▶ [YOUR GOAL]
Please set down all the lines beneath this one exactly, without the pictures.

* * * *

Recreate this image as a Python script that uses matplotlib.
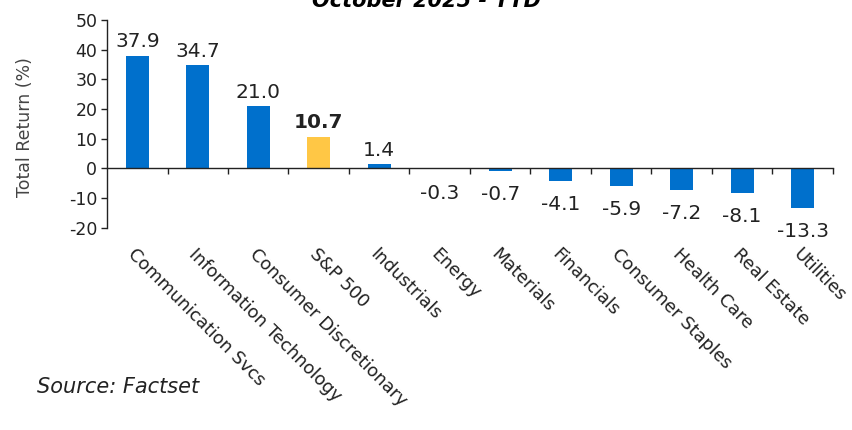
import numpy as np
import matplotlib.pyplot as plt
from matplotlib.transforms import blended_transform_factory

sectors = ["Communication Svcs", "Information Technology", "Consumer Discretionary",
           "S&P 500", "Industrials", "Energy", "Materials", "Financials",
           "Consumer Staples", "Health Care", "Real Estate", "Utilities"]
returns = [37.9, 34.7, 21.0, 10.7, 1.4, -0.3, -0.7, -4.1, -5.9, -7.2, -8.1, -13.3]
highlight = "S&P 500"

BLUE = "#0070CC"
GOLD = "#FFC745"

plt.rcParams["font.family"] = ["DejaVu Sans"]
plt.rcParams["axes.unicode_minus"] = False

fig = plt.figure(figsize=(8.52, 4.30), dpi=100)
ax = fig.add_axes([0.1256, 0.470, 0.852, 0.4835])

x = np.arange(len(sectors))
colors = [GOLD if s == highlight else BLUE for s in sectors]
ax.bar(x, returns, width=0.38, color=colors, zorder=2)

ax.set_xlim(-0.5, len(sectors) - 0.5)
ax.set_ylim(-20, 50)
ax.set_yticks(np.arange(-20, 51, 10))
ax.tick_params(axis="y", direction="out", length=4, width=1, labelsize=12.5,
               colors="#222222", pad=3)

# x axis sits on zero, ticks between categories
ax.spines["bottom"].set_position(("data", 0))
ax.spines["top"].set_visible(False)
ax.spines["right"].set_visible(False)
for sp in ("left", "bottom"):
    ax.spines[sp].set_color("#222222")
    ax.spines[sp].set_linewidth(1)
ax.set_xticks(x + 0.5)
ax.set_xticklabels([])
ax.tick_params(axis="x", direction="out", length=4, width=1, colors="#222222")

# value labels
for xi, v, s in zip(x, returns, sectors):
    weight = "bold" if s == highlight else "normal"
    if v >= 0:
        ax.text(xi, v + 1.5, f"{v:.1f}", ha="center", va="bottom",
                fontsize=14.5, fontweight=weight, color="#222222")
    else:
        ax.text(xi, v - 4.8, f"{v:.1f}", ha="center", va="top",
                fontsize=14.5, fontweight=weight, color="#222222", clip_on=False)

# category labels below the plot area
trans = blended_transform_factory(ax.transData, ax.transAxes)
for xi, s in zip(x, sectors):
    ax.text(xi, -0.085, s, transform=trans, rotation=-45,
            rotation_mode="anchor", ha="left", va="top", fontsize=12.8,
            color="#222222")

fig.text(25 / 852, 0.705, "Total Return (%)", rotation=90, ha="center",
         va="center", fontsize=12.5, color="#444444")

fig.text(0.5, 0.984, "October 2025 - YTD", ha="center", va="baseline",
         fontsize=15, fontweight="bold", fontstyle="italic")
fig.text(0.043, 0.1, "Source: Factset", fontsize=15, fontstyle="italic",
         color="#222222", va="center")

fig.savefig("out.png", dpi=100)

* * * *

▶ [RESULT OF THIS TASK]
Recreate this image as a Python script that uses matplotlib.
import numpy as np
import matplotlib.pyplot as plt
from matplotlib.transforms import blended_transform_factory

sectors = ["Communication Svcs", "Information Technology", "Consumer Discretionary",
           "S&P 500", "Industrials", "Energy", "Materials", "Financials",
           "Consumer Staples", "Health Care", "Real Estate", "Utilities"]
returns = [37.9, 34.7, 21.0, 10.7, 1.4, -0.3, -0.7, -4.1, -5.9, -7.2, -8.1, -13.3]
highlight = "S&P 500"

BLUE = "#0070CC"
GOLD = "#FFC745"

plt.rcParams["font.family"] = ["DejaVu Sans"]
plt.rcParams["axes.unicode_minus"] = False

fig = plt.figure(figsize=(8.52, 4.30), dpi=100)
ax = fig.add_axes([0.1256, 0.470, 0.852, 0.4835])

x = np.arange(len(sectors))
colors = [GOLD if s == highlight else BLUE for s in sectors]
ax.bar(x, returns, width=0.38, color=colors, zorder=2)

ax.set_xlim(-0.5, len(sectors) - 0.5)
ax.set_ylim(-20, 50)
ax.set_yticks(np.arange(-20, 51, 10))
ax.tick_params(axis="y", direction="out", length=4, width=1, labelsize=12.5,
               colors="#222222", pad=3)

# x axis sits on zero, ticks between categories
ax.spines["bottom"].set_position(("data", 0))
ax.spines["top"].set_visible(False)
ax.spines["right"].set_visible(False)
for sp in ("left", "bottom"):
    ax.spines[sp].set_color("#222222")
    ax.spines[sp].set_linewidth(1)
ax.set_xticks(x + 0.5)
ax.set_xticklabels([])
ax.tick_params(axis="x", direction="out", length=4, width=1, colors="#222222")

# value labels
for xi, v, s in zip(x, returns, sectors):
    weight = "bold" if s == highlight else "normal"
    if v >= 0:
        ax.text(xi, v + 1.5, f"{v:.1f}", ha="center", va="bottom",
                fontsize=14.5, fontweight=weight, color="#222222")
    else:
        ax.text(xi, v - 4.8, f"{v:.1f}", ha="center", va="top",
                fontsize=14.5, fontweight=weight, color="#222222", clip_on=False)

# category labels below the plot area
trans = blended_transform_factory(ax.transData, ax.transAxes)
for xi, s in zip(x, sectors):
    ax.text(xi, -0.085, s, transform=trans, rotation=-45,
            rotation_mode="anchor", ha="left", va="top", fontsize=12.8,
            color="#222222")

fig.text(25 / 852, 0.705, "Total Return (%)", rotation=90, ha="center",
         va="center", fontsize=12.5, color="#444444")

fig.text(0.5, 0.984, "October 2025 - YTD", ha="center", va="baseline",
         fontsize=15, fontweight="bold", fontstyle="italic")
fig.text(0.043, 0.1, "Source: Factset", fontsize=15, fontstyle="italic",
         color="#222222", va="center")

fig.savefig("out.png", dpi=100)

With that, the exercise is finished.